Create a data stability monitoring html report for given pandas or spark dataframe.

Parameters
  • df – input pandas/spark dataframe to be profiled and monitored over time.

  • settings (popmon.config.Settings) – popmon configuration object

  • time_width

    bin width of time axis. str or number (ns). note: bin_specs takes precedence. (optional)

    Examples: '1w', 3600e9 (number of ns),
              anything understood by pd.Timedelta(time_width).value
    

  • time_offset

    bin offset of time axis. str or number (ns). note: bin_specs takes precedence. (optional)

    Examples: '1-1-2020', 0 (number of ns since 1-1-1970),
              anything parsed by pd.Timestamp(time_offset).value
    

  • var_dtype (dict) – dictionary with specified datatype per feature. auto-guessed when not provided.

  • reference – reference dataframe or histograms. default is None

Returns

dict with results of reporting pipeline

popmon.pipeline.report.stability_report(hists, settings=None, reference=None, **kwargs)

Create a data stability monitoring html report for given dict of input histograms.

Parameters
  • hists (dict) – input histograms to be profiled and monitored over time.

  • settings (popmon.config.Settings) – popmon configuration object

  • reference – histograms used as reference. default is None

  • kwargs – when settings=None, parameters such as features and time_axis can be passed

Returns

dict with results of reporting pipeline

popmon.pipeline.report_pipelines module

class popmon.pipeline.report_pipelines.ExpandingReference(settings, hists_key='test_hists')

Bases: Pipeline

__init__(settings, hists_key='test_hists')
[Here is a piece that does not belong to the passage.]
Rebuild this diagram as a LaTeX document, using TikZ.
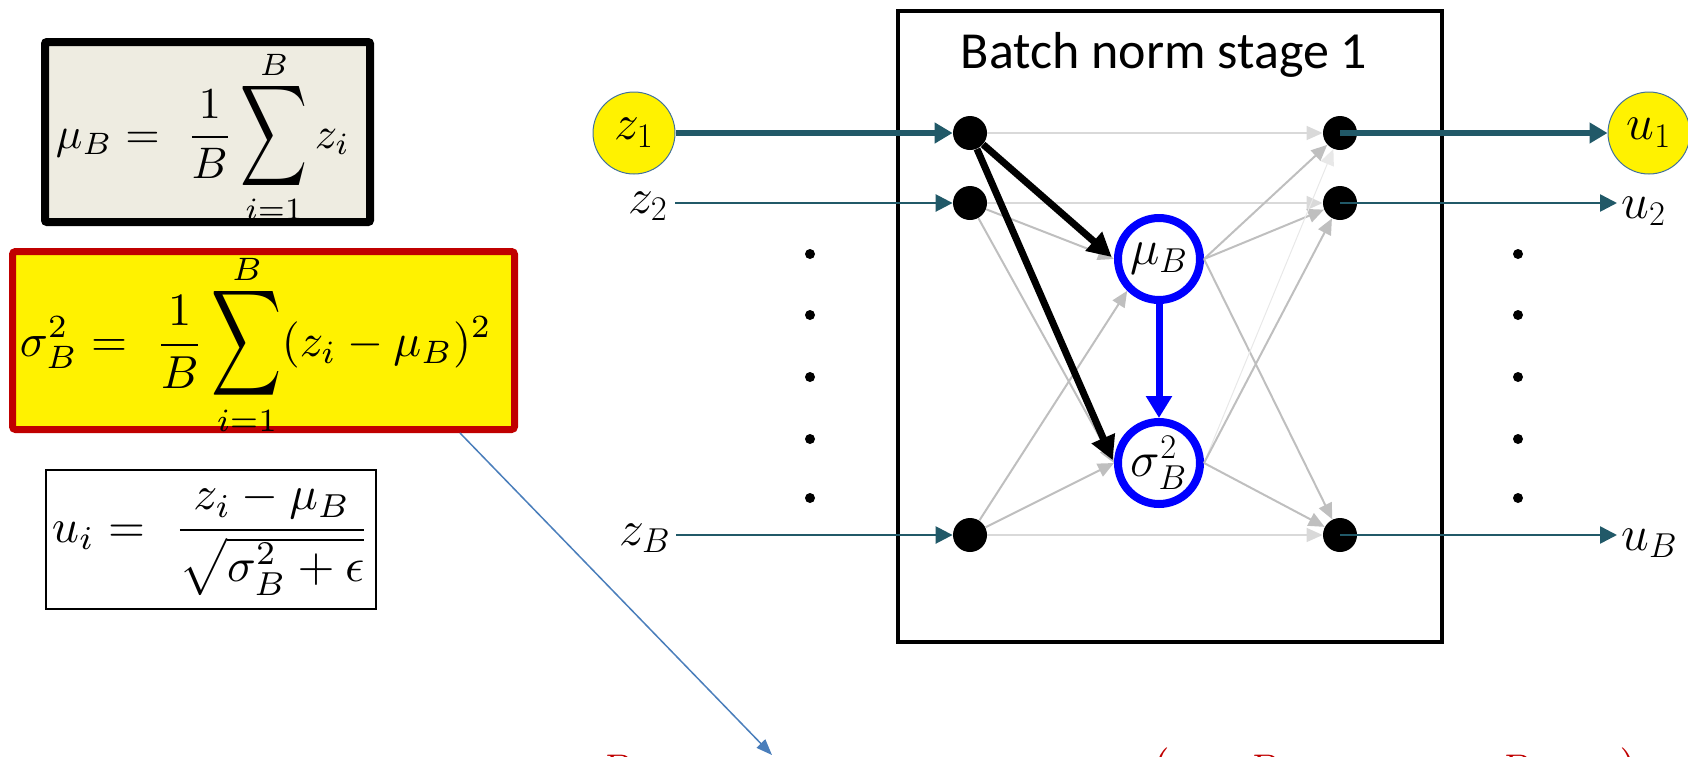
\documentclass[tikz,border=0pt]{standalone}
\usepackage{amsmath}
\usepackage{graphicx}
\usepackage{fontspec}
\newfontfamily\calibri{Carlito}
\usetikzlibrary{arrows.meta}
\definecolor{teal1}{RGB}{33,89,104}
\definecolor{gr1}{RGB}{191,191,191}
\definecolor{gr2}{RGB}{217,217,217}
\definecolor{gr3}{RGB}{232,232,232}
\definecolor{beige}{RGB}{238,236,225}
\definecolor{dred}{RGB}{192,0,0}
\definecolor{lblue}{RGB}{74,126,187}
\definecolor{ygline}{RGB}{65,113,156}
\definecolor{pblue}{RGB}{0,0,255}
\newcommand{\bsum}[2]{\mathop{\vcenter{\offinterlineskip\halign{\hfil##\hfil\cr$\scriptstyle #2$\cr\noalign{\kern0.8pt}\scalebox{1.05}[1.6]{$\displaystyle\sum$}\cr\noalign{\kern1.5pt}$\scriptstyle #1$\cr}}}\nolimits}
\begin{document}
\begin{tikzpicture}[x=0.5pt,y=-0.5pt,
  dotn/.style={circle,fill=black,inner sep=0pt,minimum size=17pt},
  smalldot/.style={circle,fill=black,inner sep=0pt,minimum size=5pt},
  statn/.style={circle,draw=pblue,line width=4pt,fill=white,inner sep=0pt,minimum size=41pt,font=\fontsize{24}{28}\selectfont},
  ycirc/.style={circle,fill=yellow,draw=ygline,line width=0.5pt,inner sep=0pt,minimum size=41pt,font=\fontsize{26}{30}\selectfont},
  lbl/.style={inner sep=0pt,font=\fontsize{26}{30}\selectfont},
  redfrag/.style={inner sep=0pt,text=dred,font=\fontsize{22}{26}\selectfont},
  tthick/.style={draw=teal1,line width=3pt,-{Triangle[length=9pt,width=10pt]}},
  tthin/.style={draw=teal1,line width=1.25pt,-{Triangle[length=8.5pt,width=8.5pt]}},
  gedge/.style={draw=gr1,line width=1pt,-{Triangle[length=8pt,width=7pt]}},
  ledge/.style={draw=gr2,line width=0.75pt,-{Triangle[length=8pt,width=7pt]}},
  fedge/.style={draw=gr3,line width=0.5pt,-{Triangle[length=8pt,width=7pt]}},
  bedge/.style={draw=black,line width=3.5pt,shorten >=1.5pt,-{Triangle[length=12pt,width=12pt]}},
  pedge/.style={draw=pblue,line width=3.5pt,-{Triangle[length=11pt,width=12.5pt]}},
  fbox/.style={inner sep=0pt}
]
\useasboundingbox (0,0) rectangle (1688,756);
\clip (0,0) rectangle (1688,756);

% ---------- left formula boxes ----------
\fill[beige,rounded corners=1pt] (45,42) rectangle (370,222);
\node[fbox] (f1) at (203,137) {\resizebox{147pt}{!}{$\displaystyle \mu_B =\ \frac{1}{B}\bsum{i=1}{B} z_i$}};
\draw[black,line width=4pt,rounded corners=1pt] (45,42) rectangle (370,222);

\draw[dred,fill=yellow,line width=3.5pt,rounded corners=1.5pt] (12.5,251.5) rectangle (514.5,429.5);
\node[fbox] (f2) at (256,345) {\resizebox{236pt}{!}{$\displaystyle \sigma_B^2 =\ \frac{1}{B}\bsum{i=1}{B}(z_i-\mu_B)^2$}};

\draw[black,line width=1pt] (46,470) rectangle (376,609);
\node[fbox,anchor=base] (f3) at (211,542) {\resizebox{159pt}{!}{$\displaystyle u_i =\ \frac{z_i-\mu_B}{\sqrt{\sigma_B^2+\epsilon}}$}};

% ---------- stage box ----------
\draw[black,line width=2pt] (898,11) rectangle (1442,642);
\node[anchor=base,inner sep=0pt,font=\calibri\fontsize{26}{30}\selectfont] (title) at (1164,68) {Batch norm stage 1};

% ---------- nodes ----------
\node[dotn] (L1) at (970,133) {};
\node[dotn] (L2) at (970,203) {};
\node[dotn] (LB) at (970,535) {};
\node[dotn] (R1) at (1340,133) {};
\node[dotn] (R2) at (1340,203) {};
\node[dotn] (RB) at (1340,535) {};
\node[statn] (mu) at (1159,259) {$\mu_B$};
\node[statn] (sg) at (1159,463) {$\sigma_B^2$};

\node[ycirc] (z1) at (634,133) {$z_1$};
\node[lbl,anchor=base east] (z2) at (668,213) {$z_2$};
\node[lbl,anchor=base east] (zB) at (671,545) {$z_B$};
\node[ycirc] (u1) at (1649,133) {$u_1$};
\node[lbl,anchor=base west] (u2) at (1621,218) {$u_2$};
\node[lbl,anchor=base west] (uB) at (1621,550) {$u_B$};

% vertical ellipses
\foreach \yy [count=\k] in {254,315,377,439,498} {
  \node[smalldot] (dl\k) at (810,\yy) {};
  \node[smalldot] (dr\k) at (1518,\yy) {};
}

% ---------- gray connections ----------
\draw[ledge] (L1) -- (R1);
\draw[ledge] (L2) -- (R2);
\draw[ledge] (LB) -- (RB);
\draw[gedge] (L2) -- (mu.west);
\draw[gedge] (L2) -- (sg.west);
\draw[gedge] (LB) -- (mu.south west);
\draw[gedge] (LB) -- (sg.west);
\draw[gedge] (mu.east) -- (R1);
\draw[gedge] (mu.east) -- (R2);
\draw[gedge] (mu.east) -- (RB);
\draw[fedge] (sg.east) -- (R1);
\draw[gedge] (sg.east) -- (R2);
\draw[gedge] (sg.east) -- (RB);

% ---------- highlighted connections ----------
\draw[bedge] (L1) -- (mu.west);
\draw[bedge] (L1) -- (sg.west);
\draw[pedge] (mu) -- (sg);

% ---------- inputs / outputs ----------
\draw[tthick] (z1) -- (L1);
\draw[tthin] ([xshift=3.5pt]z2.east |- L2) -- (L2);
\draw[tthin] ([xshift=2.5pt]zB.east |- LB) -- (LB);
\draw[tthick] (R1.center) -- (u1);
\draw[tthin] (R2.center) -- ([xshift=-2pt]u2.west |- R2);
\draw[tthin] (RB.center) -- ([xshift=-2pt]uB.west |- RB);

% ---------- pointer to the cut-off text ----------
\coordinate (ps) at (460,433);
\coordinate (pe) at (772,755);
\draw[lblue,line width=0.75pt,-{Triangle[length=8pt,width=6pt]}] (ps) -- (pe);

% cut-off red text at the bottom edge
\node[redfrag,anchor=base west] (rt1) at (598,783) {$B$};
\node[redfrag,anchor=base west] (rt2) at (1150,783) {$\big($};
\node[redfrag,anchor=base west] (rt3) at (1245,783) {$B$};
\node[redfrag,anchor=base west] (rt4) at (1497,783) {$B$};
\node[redfrag,anchor=base west] (rt5) at (1620,783) {$\big)$};
\end{tikzpicture}
\end{document}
Example pipeline for comparing test data with itself (expanding test set)

Parameters

hists_key (str) – key to test histograms in datastore. default is ‘test_hists’

Returns

assembled expanding reference pipeline

class popmon.pipeline.report_pipelines.ExternalReference(settings, hists_key='test_hists', ref_hists_key='ref_hists')

Bases: Pipeline

__init__(settings, hists_key='test_hists', ref_hists_key='ref_hists')

Example pipeline for comparing test data with other (full) external reference set

Parameters
  • hists_key (str) – key to test histograms in datastore. default is ‘test_hists’
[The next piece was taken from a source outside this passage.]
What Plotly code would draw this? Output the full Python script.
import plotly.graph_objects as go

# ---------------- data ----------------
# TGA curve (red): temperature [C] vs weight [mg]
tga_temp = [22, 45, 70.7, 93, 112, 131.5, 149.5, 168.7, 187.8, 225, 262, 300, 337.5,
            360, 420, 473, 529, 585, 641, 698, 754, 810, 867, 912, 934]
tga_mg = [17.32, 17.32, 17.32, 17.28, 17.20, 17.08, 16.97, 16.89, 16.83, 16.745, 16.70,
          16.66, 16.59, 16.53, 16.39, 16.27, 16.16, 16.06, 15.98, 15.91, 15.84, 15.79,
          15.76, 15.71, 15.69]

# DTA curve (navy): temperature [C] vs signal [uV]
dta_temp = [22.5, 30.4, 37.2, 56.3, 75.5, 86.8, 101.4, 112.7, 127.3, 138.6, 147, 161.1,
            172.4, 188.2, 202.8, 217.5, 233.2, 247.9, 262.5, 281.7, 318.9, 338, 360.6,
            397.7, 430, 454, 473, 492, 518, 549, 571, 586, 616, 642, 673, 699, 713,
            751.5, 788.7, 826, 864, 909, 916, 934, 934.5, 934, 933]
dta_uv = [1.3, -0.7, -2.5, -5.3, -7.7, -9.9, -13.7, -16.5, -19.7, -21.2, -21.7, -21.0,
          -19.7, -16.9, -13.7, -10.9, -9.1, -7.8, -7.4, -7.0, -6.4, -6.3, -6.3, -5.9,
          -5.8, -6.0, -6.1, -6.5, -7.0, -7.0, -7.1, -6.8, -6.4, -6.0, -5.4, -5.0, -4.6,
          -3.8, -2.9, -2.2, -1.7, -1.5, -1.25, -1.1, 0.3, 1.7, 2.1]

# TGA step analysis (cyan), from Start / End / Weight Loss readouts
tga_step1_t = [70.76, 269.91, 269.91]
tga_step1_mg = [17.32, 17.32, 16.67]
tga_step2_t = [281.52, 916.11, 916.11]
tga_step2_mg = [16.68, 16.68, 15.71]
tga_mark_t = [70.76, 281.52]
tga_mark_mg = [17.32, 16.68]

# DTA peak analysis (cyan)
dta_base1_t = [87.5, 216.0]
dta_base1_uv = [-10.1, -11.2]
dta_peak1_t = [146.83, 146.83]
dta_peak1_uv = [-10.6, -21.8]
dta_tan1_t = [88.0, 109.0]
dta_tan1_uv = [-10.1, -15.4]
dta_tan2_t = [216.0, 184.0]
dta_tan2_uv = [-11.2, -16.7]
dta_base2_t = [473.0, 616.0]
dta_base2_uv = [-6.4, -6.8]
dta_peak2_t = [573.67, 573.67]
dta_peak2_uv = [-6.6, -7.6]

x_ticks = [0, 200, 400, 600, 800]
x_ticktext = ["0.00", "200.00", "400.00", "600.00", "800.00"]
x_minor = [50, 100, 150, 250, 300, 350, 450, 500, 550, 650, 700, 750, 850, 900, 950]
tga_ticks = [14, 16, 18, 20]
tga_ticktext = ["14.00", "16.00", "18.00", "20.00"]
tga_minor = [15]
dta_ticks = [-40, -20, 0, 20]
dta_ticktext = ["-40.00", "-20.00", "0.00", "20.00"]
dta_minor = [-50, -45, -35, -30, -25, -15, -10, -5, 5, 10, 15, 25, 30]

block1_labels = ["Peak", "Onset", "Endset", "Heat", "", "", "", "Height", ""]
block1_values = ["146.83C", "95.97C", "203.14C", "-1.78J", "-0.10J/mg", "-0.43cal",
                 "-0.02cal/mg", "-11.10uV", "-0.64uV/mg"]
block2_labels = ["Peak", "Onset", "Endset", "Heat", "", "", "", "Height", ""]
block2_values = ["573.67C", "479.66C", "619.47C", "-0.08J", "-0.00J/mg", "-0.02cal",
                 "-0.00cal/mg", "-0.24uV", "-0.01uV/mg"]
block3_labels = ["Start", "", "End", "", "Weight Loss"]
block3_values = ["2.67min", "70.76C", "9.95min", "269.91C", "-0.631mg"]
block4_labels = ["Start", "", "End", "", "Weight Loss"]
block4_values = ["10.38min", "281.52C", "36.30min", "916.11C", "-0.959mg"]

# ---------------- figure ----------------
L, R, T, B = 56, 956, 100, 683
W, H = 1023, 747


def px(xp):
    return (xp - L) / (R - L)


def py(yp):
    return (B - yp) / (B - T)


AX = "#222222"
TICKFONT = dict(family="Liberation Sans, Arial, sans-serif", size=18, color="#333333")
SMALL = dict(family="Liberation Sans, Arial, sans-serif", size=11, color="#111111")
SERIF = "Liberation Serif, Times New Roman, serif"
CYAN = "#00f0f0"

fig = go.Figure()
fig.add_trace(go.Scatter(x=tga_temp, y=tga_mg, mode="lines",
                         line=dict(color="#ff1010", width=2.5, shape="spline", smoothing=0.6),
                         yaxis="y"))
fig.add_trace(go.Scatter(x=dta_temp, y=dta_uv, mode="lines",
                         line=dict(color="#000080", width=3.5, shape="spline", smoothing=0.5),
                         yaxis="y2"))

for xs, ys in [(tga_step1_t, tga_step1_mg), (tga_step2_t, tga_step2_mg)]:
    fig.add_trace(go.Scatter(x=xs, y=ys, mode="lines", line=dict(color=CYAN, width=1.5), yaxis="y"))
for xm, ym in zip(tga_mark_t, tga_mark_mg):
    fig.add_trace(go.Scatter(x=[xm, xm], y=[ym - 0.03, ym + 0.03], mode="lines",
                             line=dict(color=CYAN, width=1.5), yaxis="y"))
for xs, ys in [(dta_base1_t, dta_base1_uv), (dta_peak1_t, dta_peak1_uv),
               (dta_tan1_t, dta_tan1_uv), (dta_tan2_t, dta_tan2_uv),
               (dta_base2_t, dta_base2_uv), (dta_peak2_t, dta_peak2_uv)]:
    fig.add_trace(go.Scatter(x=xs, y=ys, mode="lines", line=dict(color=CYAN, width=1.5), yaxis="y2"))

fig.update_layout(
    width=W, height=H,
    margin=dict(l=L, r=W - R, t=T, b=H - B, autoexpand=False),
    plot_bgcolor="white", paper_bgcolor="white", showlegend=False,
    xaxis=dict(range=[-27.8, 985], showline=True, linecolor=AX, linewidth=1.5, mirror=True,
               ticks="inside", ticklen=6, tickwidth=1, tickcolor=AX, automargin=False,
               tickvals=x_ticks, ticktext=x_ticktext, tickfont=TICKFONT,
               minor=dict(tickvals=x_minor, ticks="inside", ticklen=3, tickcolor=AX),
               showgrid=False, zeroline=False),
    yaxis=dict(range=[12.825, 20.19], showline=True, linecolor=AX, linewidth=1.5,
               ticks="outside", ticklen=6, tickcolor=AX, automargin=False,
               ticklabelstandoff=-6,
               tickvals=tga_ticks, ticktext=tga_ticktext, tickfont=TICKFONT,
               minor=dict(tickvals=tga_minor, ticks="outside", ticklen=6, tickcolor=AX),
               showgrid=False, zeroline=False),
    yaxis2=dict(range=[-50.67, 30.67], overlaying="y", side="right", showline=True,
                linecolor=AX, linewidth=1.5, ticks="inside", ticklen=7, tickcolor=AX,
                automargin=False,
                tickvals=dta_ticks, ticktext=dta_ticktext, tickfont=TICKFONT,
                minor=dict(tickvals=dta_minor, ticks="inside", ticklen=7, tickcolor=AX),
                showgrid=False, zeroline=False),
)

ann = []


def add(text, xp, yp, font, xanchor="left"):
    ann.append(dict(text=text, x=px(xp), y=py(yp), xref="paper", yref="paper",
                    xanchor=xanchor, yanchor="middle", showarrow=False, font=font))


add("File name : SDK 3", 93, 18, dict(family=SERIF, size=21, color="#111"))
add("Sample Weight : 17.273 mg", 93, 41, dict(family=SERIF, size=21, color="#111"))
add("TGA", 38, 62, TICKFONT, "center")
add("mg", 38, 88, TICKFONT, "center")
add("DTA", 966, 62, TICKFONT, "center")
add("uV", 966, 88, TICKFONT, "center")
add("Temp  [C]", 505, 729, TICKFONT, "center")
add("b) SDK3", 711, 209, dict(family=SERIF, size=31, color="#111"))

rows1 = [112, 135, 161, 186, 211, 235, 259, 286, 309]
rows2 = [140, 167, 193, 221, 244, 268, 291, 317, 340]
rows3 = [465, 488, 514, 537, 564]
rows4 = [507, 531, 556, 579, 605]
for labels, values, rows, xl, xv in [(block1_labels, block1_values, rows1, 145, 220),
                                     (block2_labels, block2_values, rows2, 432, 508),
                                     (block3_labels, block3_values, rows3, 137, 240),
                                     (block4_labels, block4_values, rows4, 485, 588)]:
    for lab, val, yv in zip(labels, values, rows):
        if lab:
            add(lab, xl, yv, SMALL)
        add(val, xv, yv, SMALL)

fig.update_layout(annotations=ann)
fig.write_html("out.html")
  • ref_hists_key (str) – key to reference histograms in datastore. default is ‘ref_hists’

Returns

assembled external reference pipeline

class popmon.pipeline.report_pipelines.ReportPipe(settings, sections_key='report_sections', store_key='html_report')

Bases: Pipeline

Pipeline of modules for generating sections and a final report.

__init__(settings, sections_key='report_sections', store_key='html_report')

Initialize an instance of Report.

Parameters
  • settings (Settings) – the configuration object

  • sections_key (str) – key to store sections data in the datastore

  • store_key (str) – key to store the HTML report data in the datastore

transform(datastore)

Central function of the pipeline.

Calls transform() of each module in the pipeline. Typically transform() of a module takes something from the datastore, does something to it, and puts the results back into the datastore again, to be passed on to the next module in the pipeline.

Parameters

datastore (dict) – input datastore

Returns

updated output datastore

Return type

dict

class popmon.pipeline.report_pipelines.RollingReference(settings, hists_key='test_hists')

Bases: Pipeline

__init__(settings, hists_key='test_hists')

Example pipeline for comparing test data with itself (rolling test set)

Parameters

hists_key (str) – key to test histograms in datastore. default is ‘test_hists’

Returns

assembled rolling reference pipeline

class popmon.pipeline.report_pipelines.SelfReference(settings, hists_key='test_hists')

Bases: Pipeline

__init__(settings, hists_key='test_hists')

Example pipeline for comparing test data with itself (full test set)

Parameters

hists_key (str) – key to test histograms in datastore. default is ‘test_hists’

Returns

assembled self reference pipeline